Thursday, February 25, 2010

JVM 1.5 GC Tuning and WebLogic Server - Part II garbage collection algorithms

You now know a bit more about the heap sizes (part I). Next is to dive into the actuall garbage collection algorithms.

Choosing the garbage collection algorithm
The Java HotSpot JM (up to version 5) includes four garbage collectors. All the collectors are generational. Memory in the Java HotSpot virtual machine is organized into three generations: a young generation, an old generation, and a permanent generation. When the young generation fills up, a young generation collection (sometimes referred to as a minor collection) of just that generation is performed. When the old or permanent generation fills up, what is known as a full collection (sometimes referred to as a major collection) is typically done.
Commonly, the young generation is collected first, because it is usually the most efficient way to remove garbage from the young generation.
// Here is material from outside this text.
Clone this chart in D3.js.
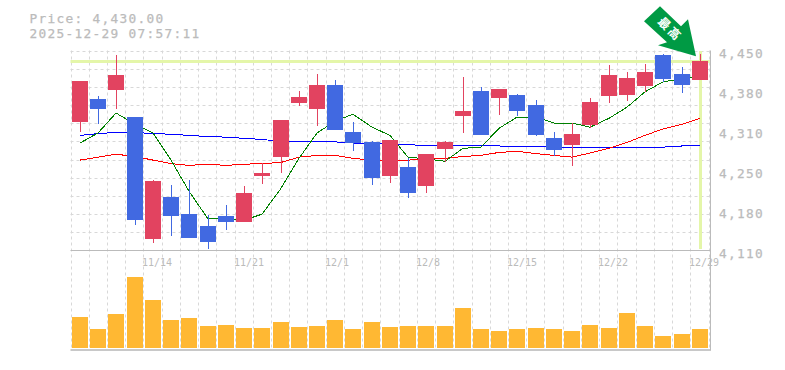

Then what is referred to as the old generation collection algorithm for a given collector is run on both the old and permanent generations.

Serial Collector
With the serial collector, both young and old collections are done serially (using a single CPU), in a stop-the-world fashion. That is, application execution is halted while collection is taking place.

In the J2SE 5.0 release, the serial collector is automatically chosen as the default garbage collector on machines that are not server-class machines. The VM does an autodetection on this depending on the processors and the physical memory. Or your could even explicitly define a server or client VM by using the
-server or
-client

The serial collector can be explicitly requested by using the
-XX:+UseSerialGC
command line option.
As you can guess, this is NOT the right collector for high volume server side applications running on 64-bit linux with lot of heap. If you compare this behaviour to the problem that was described in the first part, I bet you now know about the cause for it. But looking at the Weblogic startup script makes it clear. This is not the garbage collection algorithm that is used. So, let's go on.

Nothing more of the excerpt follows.